While the functional requirements are designed to be applied in a way that is tailored to organisations of different sizes, complexity and level of risk, small bodies find it hard to work out which requirements are appropriate for their operations because they often have fewer people, less in-house expertise and more limited resources than their larger counterparts.
These small bodies have indicated that they would like more support to help with compliance in the form of tailored self-assessment checklists and greater involvement in knowledge-sharing forums such as conferences and webinars.
Although there are some examples of departments adopting innovative approaches to overseeing how their arm’s-length bodies comply with requirements, oversight remains inconsistent across government.
When it comes to annual reports and financial statements, the same reporting requirements apply to most UK central government bodies, regardless of size, complexity and level of risk.4
This is not the case with small private companies and charities in the UK, nor with small government bodies in countries such as New Zealand and Portugal, where there are exemptions and simplified requirements.
In recent years, the annual reports and accounts of organisations in all sectors have become longer and more detailed, and external audits have grown in scale and cost, partly due to changes to reporting and auditing standards and to increased regulatory expectations for audit quality.5 This has a greater impact on small bodies as their resources are more constrained.
To ensure that the financial reporting requirements for small bodies are meaningful and proportionate, government should work with departments to develop a consistent approach to deciding which bodies may be eligible for ‘light-touch’ reporting requirements where the risk to public money is low.
The NAO has also identified five points for the government to consider when it sets new requirements for government bodies:
- Understand the costs of implementing requirements for small bodies;
- Consider whether the benefits of new requirements outweigh the costs, especially for small and low-risk organisations;
- Tailor requirements to organisations of different sizes where this results in a better cost-benefit trade-off;
- Clearly communicate the rationale for new requirements; and
- Consider whether new requirements can replace or streamline existing requirements.6
“The government is implementing ambitious plans to provide greater autonomy to individual public bodies and streamline regulations to increase efficiency and productivity.
“In doing so, it has an opportunity to review the requirements placed upon smaller public bodies to ensure that they achieve an optimal balance between accountability, transparency, efficiency and continuous improvement.”
Gareth Davies, head of the NAO
Read the full report
Accountability in small government bodies
Notes for editors
- The report will be available on the NAO website via the following link from 00:01 Wednesday 25 June: https://www.nao.org.uk/reports/accountability-in-small-government-bodies/
- The report defines central government or parliamentary bodies that spent up to £30 million in 2022-23 or had up to 50 full-time equivalent (FTE) employees on 31 March 2023 as small. There were at least 48 such organisations in 2022-23. Appendix One of the report gives more details on the scope and definition of a ‘small government body’.

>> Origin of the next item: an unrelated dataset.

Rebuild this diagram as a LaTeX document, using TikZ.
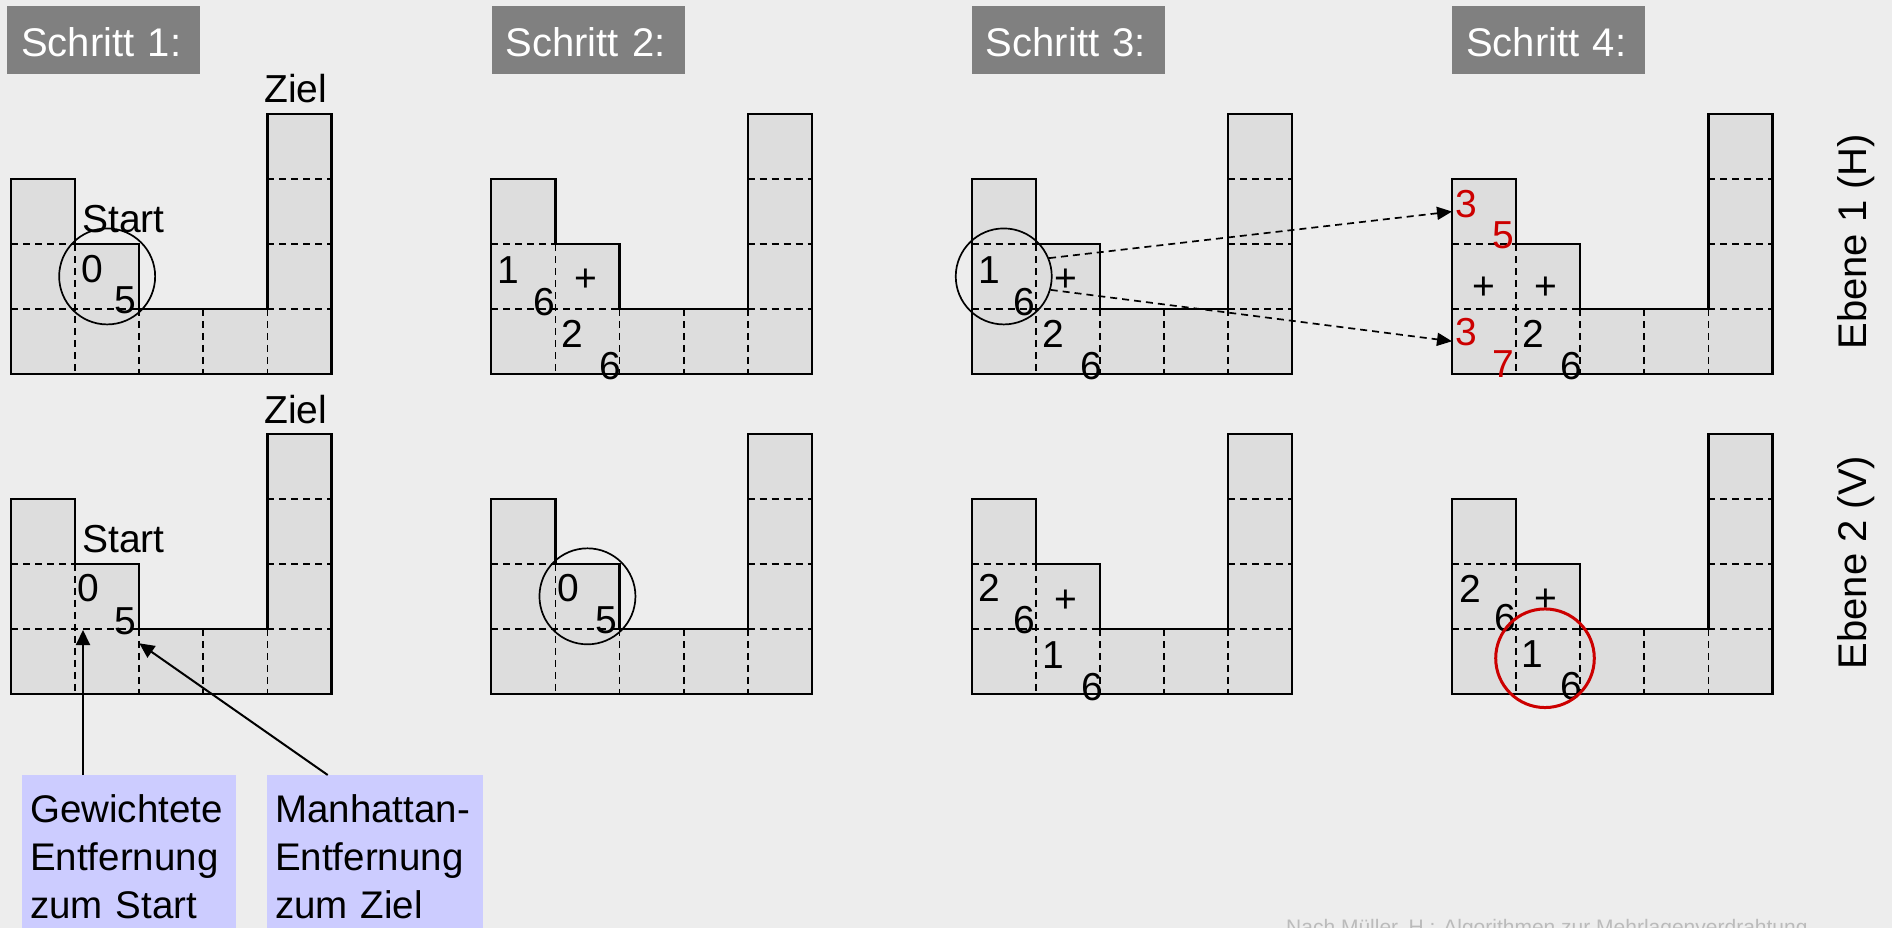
\documentclass[tikz,border=0pt]{standalone}
\usepackage{fontspec}
\setmainfont{Liberation Sans}
\usetikzlibrary{arrows.meta,calc}
\definecolor{bgc}{HTML}{EDEDED}
\definecolor{cellc}{HTML}{DDDDDD}
\definecolor{hdrc}{HTML}{808080}
\definecolor{boxc}{HTML}{CCCCFF}
\definecolor{redc}{HTML}{CC0000}
\definecolor{footc}{HTML}{BBBBBB}
\newcommand\cellw{64.1}
\newcommand\cellh{64.85}
\newcommand\drawgrid{%
  \fill[cellc] (0,\cellh) -- (\cellw,\cellh) -- (\cellw,2*\cellh) -- (2*\cellw,2*\cellh) -- (2*\cellw,3*\cellh) -- (4*\cellw,3*\cellh) -- (4*\cellw,0) -- (5*\cellw,0) -- (5*\cellw,4*\cellh) -- (0,4*\cellh) -- cycle;
  \draw[dline] (0,2*\cellh) -- (\cellw,2*\cellh);
  \draw[dline] (0,3*\cellh) -- (2*\cellw,3*\cellh);
  \draw[dline] (4*\cellw,\cellh) -- (5*\cellw,\cellh);
  \draw[dline] (4*\cellw,2*\cellh) -- (5*\cellw,2*\cellh);
  \draw[dline] (4*\cellw,3*\cellh) -- (5*\cellw,3*\cellh);
  \draw[dline] (\cellw,2*\cellh) -- (\cellw,4*\cellh);
  \draw[dline] (2*\cellw,3*\cellh) -- (2*\cellw,4*\cellh);
  \draw[dline] (3*\cellw,3*\cellh) -- (3*\cellw,4*\cellh);
  \draw[dline] (4*\cellw,3*\cellh) -- (4*\cellw,4*\cellh);
  \draw[oline] (0,\cellh) -- (\cellw,\cellh) -- (\cellw,2*\cellh) -- (2*\cellw,2*\cellh) -- (2*\cellw,3*\cellh) -- (4*\cellw,3*\cellh) -- (4*\cellw,0) -- (5*\cellw,0) -- (5*\cellw,4*\cellh) -- (0,4*\cellh) -- cycle;
}
\newcommand\numat[7][]{\node[num,#1] (#2) at ({#3*\cellw+#5},{#4*\cellh+#6}) {#7};}
\newcommand\plusat[5]{\node[plusn] (#1) at ({#2*\cellw+#4},{#3*\cellh+#5+13.8}) {+};}
\begin{document}
\begin{tikzpicture}[x=1pt,y=-1pt,
  dline/.style={line width=1.8pt,dash pattern=on 7pt off 5pt},
  oline/.style={line width=2.2pt,line join=miter},
  num/.style={font=\fontsize{39}{47}\selectfont,inner sep=0pt,anchor=base west},
  red/.style={text=redc},
  plusn/.style={font=\fontsize{39}{47}\selectfont,inner sep=0pt,anchor=base},
  lbl/.style={font=\fontsize{39}{47}\selectfont,inner sep=0pt,anchor=base west},
  circ/.style={circle,draw,line width=1.7pt,minimum size=96pt,inner sep=0pt},
  hdr/.style={anchor=north west,fill=hdrc,text=white,font=\fontsize{40}{48}\selectfont,
    minimum height=67.7pt,text width=165pt,inner xsep=14pt,inner ysep=0pt,
    text height=32.3pt,text depth=0pt,align=left},
  infobox/.style={anchor=north west,fill=boxc,inner xsep=8pt,inner ysep=19pt,align=left,
    font=\fontsize{38.5}{48}\selectfont},
  ebene/.style={font=\fontsize{40}{48}\selectfont,inner sep=0pt,rotate=90,anchor=base},
  foot/.style={font=\fontsize{21}{25}\selectfont,text=footc,inner sep=0pt,anchor=base west},
  sarr/.style={line width=2pt,-{Triangle[length=15pt,width=14pt]}},
  darr/.style={line width=1.7pt,dash pattern=on 7pt off 5pt,-{Triangle[length=15pt,width=13pt]}}]
\useasboundingbox (0,0) rectangle (1892,928);
\fill[bgc] (0,0) rectangle (1892,928);

% headers
\node[hdr] (h1) at (7,6) {Schritt 1:};
\node[hdr] (h2) at (491.3,6) {Schritt 2:};
\node[hdr] (h3) at (971.7,6) {Schritt 3:};
\node[hdr] (h4) at (1452,6) {Schritt 4:};

% ---- top row (Ebene 1)
\begin{scope}[shift={(11,114.3)}]
  \drawgrid
  \node[lbl] (t1ziel) at (253,-11.3) {Ziel};
  \node[lbl] (t1start) at (71,118) {Start};
  \numat{t1a}{1}{2}{6.5}{38.5}{0}
  \numat{t1b}{1}{2}{39.5}{69.5}{5}
  \node[circ] (t1circ) at ({1.5*\cellw},{2.5*\cellh}) {};
\end{scope}
\begin{scope}[shift={(491.3,114.3)}]
  \drawgrid
  \numat{t2a}{0}{2}{6.4}{39}{1}
  \numat{t2b}{0}{2}{41.5}{71.3}{6}
  \plusat{t2p}{1}{2}{30.5}{34}
  \numat{t2c}{1}{3}{6}{38.7}{2}
  \numat{t2d}{1}{3}{44}{70.3}{6}
\end{scope}
\begin{scope}[shift={(971.7,114.3)}]
  \drawgrid
  \numat{t3a}{0}{2}{6.4}{39}{1}
  \numat{t3b}{0}{2}{41.5}{71.3}{6}
  \plusat{t3p}{1}{2}{30.5}{34}
  \numat{t3c}{1}{3}{6}{38.7}{2}
  \numat{t3d}{1}{3}{44}{70.3}{6}
  \node[circ] (t3circ) at ({0.5*\cellw},{2.5*\cellh}) {};
\end{scope}
\begin{scope}[shift={(1452,114.3)}]
  \drawgrid
  \numat[red]{t4a}{0}{1}{3}{38}{3}
  \numat[red]{t4b}{0}{1}{40}{69.6}{5}
  \plusat{t4p}{0}{2}{32}{42}
  \plusat{t4q}{1}{2}{30}{42}
  \numat[red]{t4c}{0}{3}{3}{36.7}{3}
  \numat[red]{t4d}{0}{3}{40}{68.7}{7}
  \numat{t4e}{1}{3}{6}{38.7}{2}
  \numat{t4f}{1}{3}{44}{71}{6}
  \coordinate (t4in1) at (0,{1.5*\cellh});
  \coordinate (t4in2) at (0,{3.5*\cellh});
\end{scope}
\draw[darr] (t3circ.22) -- (t4in1);
\draw[darr] (t3circ.-16) -- (t4in2);

% ---- bottom row (Ebene 2)
\begin{scope}[shift={(11,434.2)}]
  \drawgrid
  \node[lbl] (b1ziel) at (253,-11) {Ziel};
  \node[lbl] (b1start) at (71,118.1) {Start};
  \numat{b1a}{1}{2}{2.5}{37.8}{0}
  \numat{b1b}{1}{2}{39.5}{71}{5}
  \coordinate (tipA) at (72,195.8);
  \coordinate (tipB) at (128.3,209.1);
\end{scope}
\begin{scope}[shift={(491.3,434.2)}]
  \drawgrid
  \numat{b2a}{1}{2}{2}{38}{0}
  \numat{b2b}{1}{2}{39.5}{69.6}{5}
  \node[circ] (b2circ) at ({1.5*\cellw},{2.5*\cellh}) {};
\end{scope}
\begin{scope}[shift={(971.7,434.2)}]
  \drawgrid
  \numat{b3a}{0}{2}{7}{38}{2}
  \numat{b3b}{0}{2}{41.5}{69.6}{6}
  \plusat{b3p}{1}{2}{30.2}{34.6}
  \numat{b3c}{1}{3}{6}{39.7}{1}
  \numat{b3d}{1}{3}{45}{71.4}{6}
\end{scope}
\begin{scope}[shift={(1452,434.2)}]
  \drawgrid
  \numat{b4a}{0}{2}{7}{38.7}{2}
  \numat{b4b}{0}{2}{42}{67.7}{6}
  \plusat{b4p}{1}{2}{30}{34}
  \numat{b4c}{1}{3}{5.4}{38.7}{1}
  \numat{b4d}{1}{3}{44}{71}{6}
  \node[circ,draw=redc,line width=3pt,minimum size=98.6pt] (b4circ) at ({\cellw+28.9},{3*\cellh+29.5}) {};
\end{scope}

% side labels
\node[ebene] (e1) at (1866.7,241.7) {Ebene 1 (H)};
\node[ebene] (e2) at (1866.7,562.6) {Ebene 2 (V)};

% info boxes
\node[infobox,text width=198pt] (gw) at (22,775) {Gewichtete\\Entfernung\\zum Start};
\node[infobox,text width=200pt] (mh) at (267,775) {Manhattan-\\Entfernung\\zum Ziel};
\draw[sarr] (gw.north -| tipA) -- (tipA);
\draw[sarr] ([xshift=60.7pt]mh.north west) -- (tipB);

% footer
\node[foot] (src) at (1286,934) {Nach Müller, H.: Algorithmen zur Mehrlagenverdrahtung};
\end{tikzpicture}
\end{document}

- The report does not cover ministerial departments, government bodies that are set up as charities or companies, local government bodies, devolved administration bodies, and organisations which do not require staff to carry out their functions, such as public funds and trusts.
- For example, the Office of the Registrar of Consultant Lobbyists, which spent around £326,000 and had three FTE employees in 2022-23, is largely subject to the same financial reporting and external audit requirements as HM Prison and Probation Service, which spent over £6 billion and had over 60,000 FTE employees in 2022-23.
- For the 11 small bodies surveyed for the report, the median length of the annual reports was approximately 30% higher in 2023-24 than in 2018-19. There was also a median increase of approximately 30% in the cost of external audit across the same time period (in 2023-24 real terms).
- The NAO is committed to supporting, from its independent perspective, the government’s work to achieve more meaningful and proportionate accountability and compliance with financial reporting requirements and functional standards.